2008-07-25

Man, Mood, and Fate

What the streams and currents of the River of a tale amount to

The three determinants of the random actions of a tale are man, mood, and fate. Another way to say this is man, world, and fate; I consider the ‘world’ of objects and setting to be implied in the word ‘man,’ because every man is born from his world and acts within it; the world shapes the man and the man shapes the world.

Another word for these three is genre.

The man (plus world) gives us our basic setting. The mood gives us the answer to the question of how the talesman considers his man, whether he takes him seriously or lightly; if the tale be comedy or tragedy, in short. ‘Fate’ is the Rider, the talesman himself, as he turns and twists and forces his story threads toward the ending he has in mind. (Not every talesman knows his end when he sets out with us on the journey, but as he completes the stages, he gets a better and better idea of where the tale seems to be headed, and where it wants to go, and against this he has to decide whether to let the tale take its ‘natural course’ — and thus probably surprise none of its readers — or whether to put the spurs in and twist the bridle, and try to aim the tale in some other direction.)

So the talesman takes his Man, and considers him against the background of his Setting, the time and place in which he lives. The notion of ‘genre’ implies that some time-and-place settings are visited by more talesmen more often than others; these frequentations score, if you will, ‘grooves’ in the platter of eternity. Both talesmen and we in the audience grow familiar with these settings, having visited them often in other tales, and the sum of these tales creates a mythos of the setting.

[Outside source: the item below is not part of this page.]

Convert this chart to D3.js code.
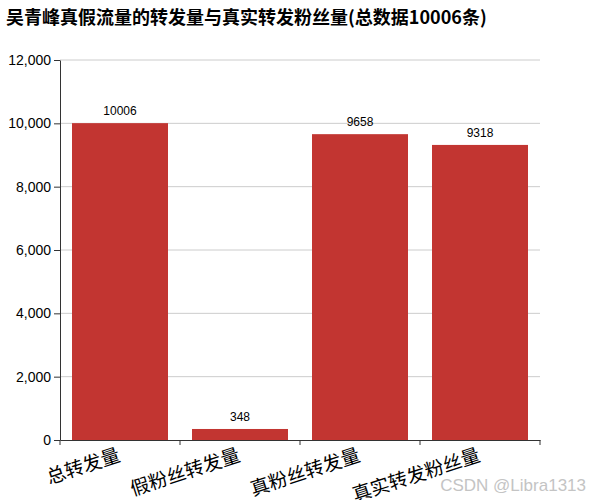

Next, the talesman adjusts his Mood anent his man. Will he take him in all seriousness, will he joke around, will he think to invert the usual ways of looking at this man his time & place? The fresher a genre (or the fresher this new turning to it) is, the more traditional the Mood; but when a genre has been often visited recently in the past, both talesmen and audiences tire of it, and won’t be satisfied with any traditional or usual approach unless it is conducted with rare élan and brio.

Finally, the talesman uses Fate, which is in the end his own controlling hand, to ensure that the twists and turns of the tale are most entertaining according to how the talesman considers his audience will find them.